Variety: ‘Firecrackers,’ ‘Skate Kitchen’ Win Top Awards at Female-Centric Stockholm Film Festival

By ELSA KESLASSY

Jasmin Mozaffari’s “Firecrackers” and Crystal Moselle’s “Skate Kitchen,” a pair of bold and timely North American features, won best film and best debut at the 29th edition of the Stockholm Film Festival, whose awards were almost entirely scooped by female talents.

“Firecrackers,” which world premiered at the Toronto Film Festival, marks the feature debut of Canadian helmer Mozaffari. The drama follows two best friends who plot a revenge against an abusing ex who violated one of them. But things spin out of control beyond a point of no return.

The festival praised “Firecrackers” for “its originality in portraying the love between two friends, in its urge for freedom, autonomy, loyalty in a violent world, and bringing us to situations in a way that we have never seen before.”

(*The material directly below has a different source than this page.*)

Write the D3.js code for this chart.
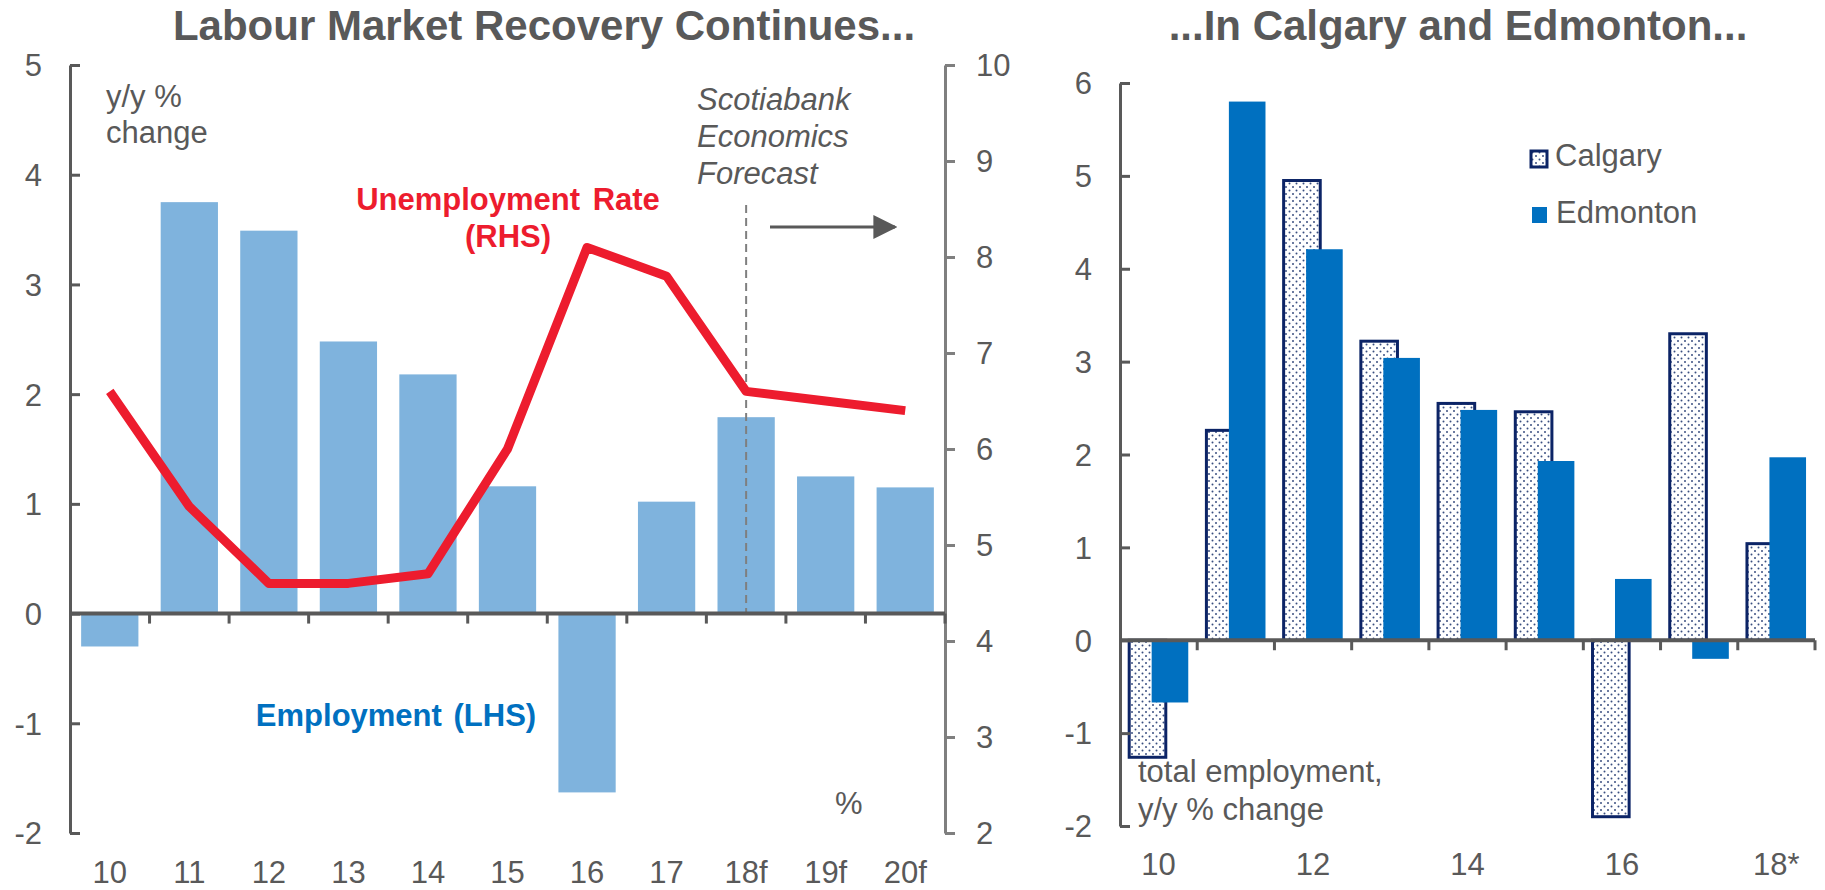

It’s “a perfectly directed film where all elements come together in a unique universe of its own,” the festival added.

Mozaffari has said in interviews that she was driven to make the film because she had been a victim of sexual harassment when she was 15. “Firecracker’s” Michaela Kurimsky won best actress for her performance, which was described by the festival as “dangerous, sensitive, explosive, strong, intelligent, unpredictable, creative and complex.”

Moselle, meanwhile, nabbed best debut with “Skate Kitchen,” which previously won the audience prize at the Sundance Film Festival. The movie is a multiracial portrait of a female skater crew in Manhattan’s Lower East Side.

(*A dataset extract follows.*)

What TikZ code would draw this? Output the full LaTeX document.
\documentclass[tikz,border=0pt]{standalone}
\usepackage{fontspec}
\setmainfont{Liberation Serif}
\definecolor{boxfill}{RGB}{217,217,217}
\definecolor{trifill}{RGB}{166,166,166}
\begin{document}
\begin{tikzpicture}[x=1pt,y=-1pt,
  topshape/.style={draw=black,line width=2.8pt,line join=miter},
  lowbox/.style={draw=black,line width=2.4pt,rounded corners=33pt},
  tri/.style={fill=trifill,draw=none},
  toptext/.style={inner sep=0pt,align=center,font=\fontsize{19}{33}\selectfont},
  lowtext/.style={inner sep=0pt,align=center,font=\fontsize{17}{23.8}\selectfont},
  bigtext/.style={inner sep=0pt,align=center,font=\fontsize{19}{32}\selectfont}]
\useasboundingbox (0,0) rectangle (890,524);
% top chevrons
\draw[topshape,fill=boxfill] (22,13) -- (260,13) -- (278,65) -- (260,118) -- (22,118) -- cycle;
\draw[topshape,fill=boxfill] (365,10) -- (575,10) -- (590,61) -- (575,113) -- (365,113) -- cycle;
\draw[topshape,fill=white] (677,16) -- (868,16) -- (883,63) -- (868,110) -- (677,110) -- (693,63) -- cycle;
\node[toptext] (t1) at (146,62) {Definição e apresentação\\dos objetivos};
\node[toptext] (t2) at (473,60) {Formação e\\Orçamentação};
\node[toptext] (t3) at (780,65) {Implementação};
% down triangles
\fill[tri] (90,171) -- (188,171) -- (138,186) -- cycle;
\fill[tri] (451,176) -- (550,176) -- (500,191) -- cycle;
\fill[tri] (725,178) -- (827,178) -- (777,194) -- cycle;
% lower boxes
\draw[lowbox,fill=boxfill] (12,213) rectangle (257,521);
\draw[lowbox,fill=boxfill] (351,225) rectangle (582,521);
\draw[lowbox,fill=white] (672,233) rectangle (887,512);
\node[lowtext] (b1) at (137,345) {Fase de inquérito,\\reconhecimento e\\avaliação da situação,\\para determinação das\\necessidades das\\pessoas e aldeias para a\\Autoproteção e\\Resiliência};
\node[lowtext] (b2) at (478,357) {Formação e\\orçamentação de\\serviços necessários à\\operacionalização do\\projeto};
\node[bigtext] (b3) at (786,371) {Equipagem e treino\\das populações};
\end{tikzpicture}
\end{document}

Variety’s Andrew Barker said: “’Skate Kitchen’ has plenty to say about the lengths to which young women must go to clear out a little breathing room in testosterone-heavy spaces, but it is first and foremost an irresistible hangout movie, offering a thoroughly millennial, vérité spin on ’80s skater classics like ‘Thrashin.'”

The festival said the film won best debut for “its freshness and innovation in taking risks and challenging stereotypes, for being authentic in depicting love, friendship and youth, with its honest and complex characters.”

An up-and-coming helmer, Moselle won Sundance’s 2015 jury prize with her documentary “The Wolfpack.”

The best director prize went to German helmer Eva Trobisch for “All Good,” a fierce feature debut revolving around a young woman who is raped but refuses to be victim. The movie was a standout at Locarno, where it won the first-feature competition.

“All Good” uses a “coherent and subtle film-language [portraying] a character who shrinks her own mental space until there is nothing left, trying to refuse the reality that eats her up from inside,” the festival said.

Nadine Labaki’s “Capernaum,” which won Cannes’ Jury Prize, received Stockholm’s best script award. The heart-wrenching film follows a 12-year-old boy who sues his parents for neglect. The Stockholm nod was given to Labaki, Jihad Hojeily and Michelle Kesrouani, who penned the screenplay in collaboration with Georges Kabbaz (with the participation of Khaled Mouzanar).

“Capernaum” represents Lebanon in the foreign-language Oscar race and is being handled by Sony Pictures Classics.

The best actor nod was awarded to Victor Polster for his performance in Lukas Dhont’s “Girl,” which won Cannes’ Golden Camera and was picked up by Netflix. Polster, who stars in the movie as a transgender teen who dreams of becoming a ballet dancer, won best actor at Cannes’ Un Certain Regard.

Brazilian writer-director Beatriz Seigner’s “Los Silencios” won this year’s Impact Award. The film, which world premiered at Cannes’ Directors Fortnight, is a supernatural drama about a family torn by Colombia’s civil conflict.

The best cinematography award went to Hiroshi Okayama for “Jesus,” while the best documentary nod was given to exiled Russian filmmaker Vitaly Mansky’s “Putin Witnesses.”